───── DATA PROVIDED

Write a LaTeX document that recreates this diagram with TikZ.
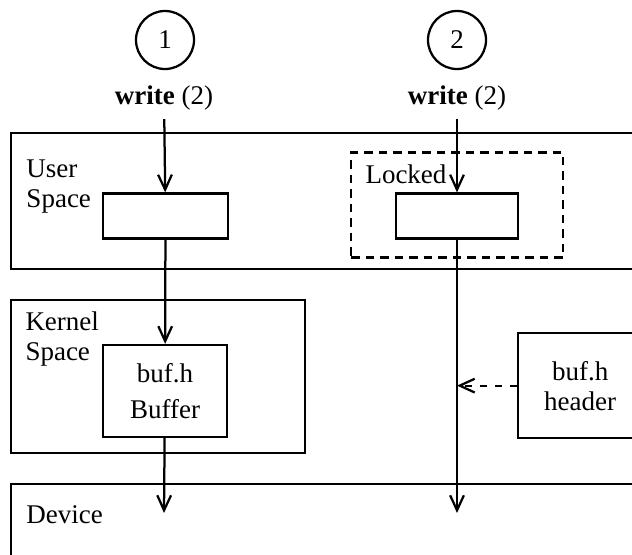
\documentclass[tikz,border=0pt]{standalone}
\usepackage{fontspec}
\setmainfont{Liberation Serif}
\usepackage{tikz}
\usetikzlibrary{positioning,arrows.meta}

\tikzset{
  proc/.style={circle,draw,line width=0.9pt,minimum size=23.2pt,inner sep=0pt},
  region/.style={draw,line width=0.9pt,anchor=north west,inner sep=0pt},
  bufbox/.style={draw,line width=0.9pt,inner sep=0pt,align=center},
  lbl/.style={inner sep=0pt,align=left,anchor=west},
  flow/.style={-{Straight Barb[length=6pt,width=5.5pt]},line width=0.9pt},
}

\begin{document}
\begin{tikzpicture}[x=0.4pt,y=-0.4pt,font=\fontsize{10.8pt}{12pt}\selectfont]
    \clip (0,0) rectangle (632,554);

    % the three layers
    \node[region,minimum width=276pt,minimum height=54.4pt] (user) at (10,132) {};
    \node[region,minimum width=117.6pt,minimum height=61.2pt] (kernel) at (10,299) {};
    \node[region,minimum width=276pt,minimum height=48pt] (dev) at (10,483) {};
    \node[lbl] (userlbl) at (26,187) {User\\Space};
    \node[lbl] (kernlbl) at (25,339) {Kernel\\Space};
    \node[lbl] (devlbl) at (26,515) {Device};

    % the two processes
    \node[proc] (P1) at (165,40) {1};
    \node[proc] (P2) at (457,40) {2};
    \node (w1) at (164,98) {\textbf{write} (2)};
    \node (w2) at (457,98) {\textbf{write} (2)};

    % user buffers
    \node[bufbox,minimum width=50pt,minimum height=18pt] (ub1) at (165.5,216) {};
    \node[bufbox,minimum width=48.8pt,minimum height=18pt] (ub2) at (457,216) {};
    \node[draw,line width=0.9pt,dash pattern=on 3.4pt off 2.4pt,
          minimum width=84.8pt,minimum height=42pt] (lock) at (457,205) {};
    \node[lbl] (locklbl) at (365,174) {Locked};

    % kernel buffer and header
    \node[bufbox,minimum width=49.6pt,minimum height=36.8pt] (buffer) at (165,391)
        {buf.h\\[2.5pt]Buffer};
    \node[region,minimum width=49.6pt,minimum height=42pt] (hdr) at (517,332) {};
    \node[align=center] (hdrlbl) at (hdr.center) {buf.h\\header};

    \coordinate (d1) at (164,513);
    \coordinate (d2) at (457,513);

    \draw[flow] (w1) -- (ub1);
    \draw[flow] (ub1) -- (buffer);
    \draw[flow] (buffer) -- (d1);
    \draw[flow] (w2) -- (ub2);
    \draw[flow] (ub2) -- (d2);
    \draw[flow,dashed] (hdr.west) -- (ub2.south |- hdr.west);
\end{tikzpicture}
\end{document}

──────────
───── DATA PROVIDED

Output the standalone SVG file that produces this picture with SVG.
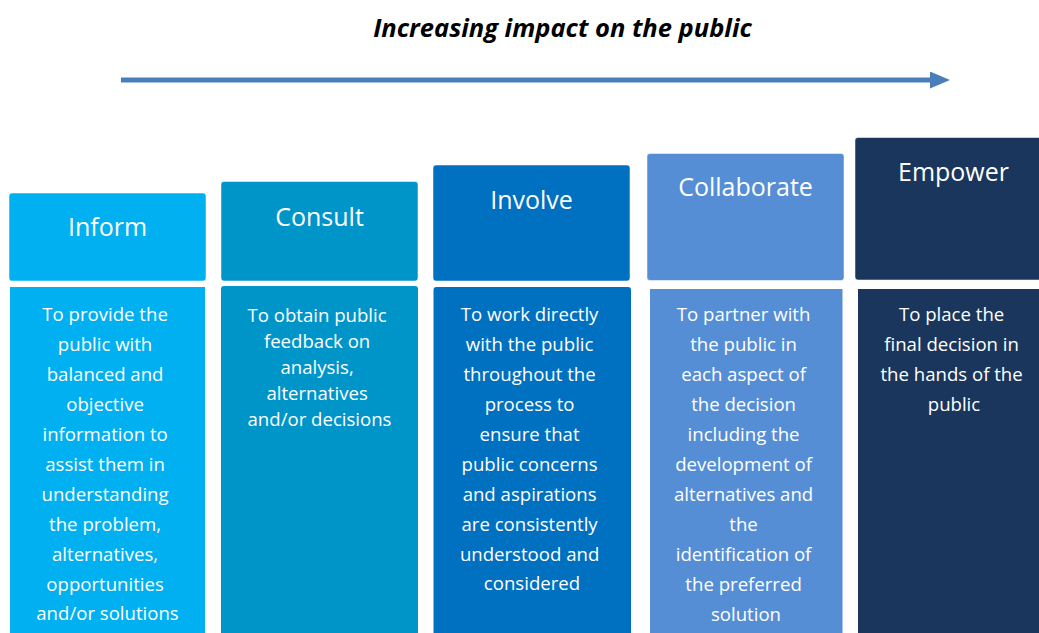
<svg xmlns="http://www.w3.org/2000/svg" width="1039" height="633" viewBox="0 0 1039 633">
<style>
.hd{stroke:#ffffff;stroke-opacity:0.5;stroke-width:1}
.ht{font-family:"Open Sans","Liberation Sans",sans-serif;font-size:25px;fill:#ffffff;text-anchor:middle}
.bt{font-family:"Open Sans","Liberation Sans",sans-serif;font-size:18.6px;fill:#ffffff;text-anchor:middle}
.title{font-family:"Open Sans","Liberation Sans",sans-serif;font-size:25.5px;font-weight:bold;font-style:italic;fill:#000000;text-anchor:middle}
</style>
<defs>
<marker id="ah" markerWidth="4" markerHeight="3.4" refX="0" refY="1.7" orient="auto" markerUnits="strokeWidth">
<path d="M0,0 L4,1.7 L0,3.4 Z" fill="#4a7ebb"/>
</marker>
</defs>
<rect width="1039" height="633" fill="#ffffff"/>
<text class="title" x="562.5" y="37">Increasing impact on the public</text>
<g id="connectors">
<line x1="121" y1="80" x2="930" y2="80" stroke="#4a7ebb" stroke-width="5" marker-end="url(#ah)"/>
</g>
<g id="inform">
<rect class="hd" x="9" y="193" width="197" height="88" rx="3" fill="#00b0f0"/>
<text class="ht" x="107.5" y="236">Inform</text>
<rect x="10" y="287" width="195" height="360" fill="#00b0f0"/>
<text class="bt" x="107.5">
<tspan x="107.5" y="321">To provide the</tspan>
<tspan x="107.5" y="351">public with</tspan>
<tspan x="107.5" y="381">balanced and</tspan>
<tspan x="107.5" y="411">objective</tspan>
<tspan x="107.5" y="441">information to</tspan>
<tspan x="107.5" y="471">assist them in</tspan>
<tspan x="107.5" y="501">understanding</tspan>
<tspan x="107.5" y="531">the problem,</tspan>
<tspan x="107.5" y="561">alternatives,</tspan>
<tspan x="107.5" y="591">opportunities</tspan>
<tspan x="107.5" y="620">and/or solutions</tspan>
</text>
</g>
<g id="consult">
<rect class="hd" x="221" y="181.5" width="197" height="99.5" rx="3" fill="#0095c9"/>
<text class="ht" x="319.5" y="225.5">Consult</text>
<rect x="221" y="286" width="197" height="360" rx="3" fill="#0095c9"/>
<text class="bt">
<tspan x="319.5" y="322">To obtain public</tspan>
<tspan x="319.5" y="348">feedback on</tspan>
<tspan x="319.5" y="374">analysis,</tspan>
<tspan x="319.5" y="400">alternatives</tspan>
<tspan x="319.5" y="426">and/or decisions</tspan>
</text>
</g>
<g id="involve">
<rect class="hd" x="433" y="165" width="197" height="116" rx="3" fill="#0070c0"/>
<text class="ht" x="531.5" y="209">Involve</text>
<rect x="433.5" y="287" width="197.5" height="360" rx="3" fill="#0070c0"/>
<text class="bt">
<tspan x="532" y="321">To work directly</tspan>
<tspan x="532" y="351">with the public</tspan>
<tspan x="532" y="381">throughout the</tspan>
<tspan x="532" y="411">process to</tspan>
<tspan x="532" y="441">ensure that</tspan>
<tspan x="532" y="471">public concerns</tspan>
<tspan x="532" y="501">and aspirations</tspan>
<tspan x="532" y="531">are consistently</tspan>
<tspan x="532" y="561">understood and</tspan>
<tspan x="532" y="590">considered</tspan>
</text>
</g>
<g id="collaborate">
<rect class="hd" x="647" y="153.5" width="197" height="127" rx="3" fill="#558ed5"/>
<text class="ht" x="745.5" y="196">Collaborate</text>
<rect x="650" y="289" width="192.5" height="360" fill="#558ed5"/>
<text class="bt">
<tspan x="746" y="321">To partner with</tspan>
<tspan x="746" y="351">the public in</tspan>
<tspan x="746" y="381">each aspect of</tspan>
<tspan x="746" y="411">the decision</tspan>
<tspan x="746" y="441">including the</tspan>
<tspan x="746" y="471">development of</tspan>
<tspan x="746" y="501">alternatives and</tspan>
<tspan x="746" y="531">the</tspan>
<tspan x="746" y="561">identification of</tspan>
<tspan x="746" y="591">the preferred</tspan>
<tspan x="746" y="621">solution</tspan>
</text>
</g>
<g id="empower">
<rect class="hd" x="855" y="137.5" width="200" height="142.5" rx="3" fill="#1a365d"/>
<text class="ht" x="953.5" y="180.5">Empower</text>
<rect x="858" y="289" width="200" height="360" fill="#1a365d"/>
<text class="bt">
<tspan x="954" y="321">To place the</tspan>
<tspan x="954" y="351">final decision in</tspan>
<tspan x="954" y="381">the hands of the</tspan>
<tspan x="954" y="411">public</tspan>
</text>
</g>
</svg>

──────────

YOUR OBJECTIVE: Show every line in the records above that contains the word "with".

EXPECTED OUTPUT:
Write a LaTeX document that recreates this diagram with TikZ.
Output the standalone SVG file that produces this picture with SVG.
<tspan x="107.5" y="351">public with</tspan>
<tspan x="532" y="351">with the public</tspan>
<tspan x="746" y="321">To partner with</tspan>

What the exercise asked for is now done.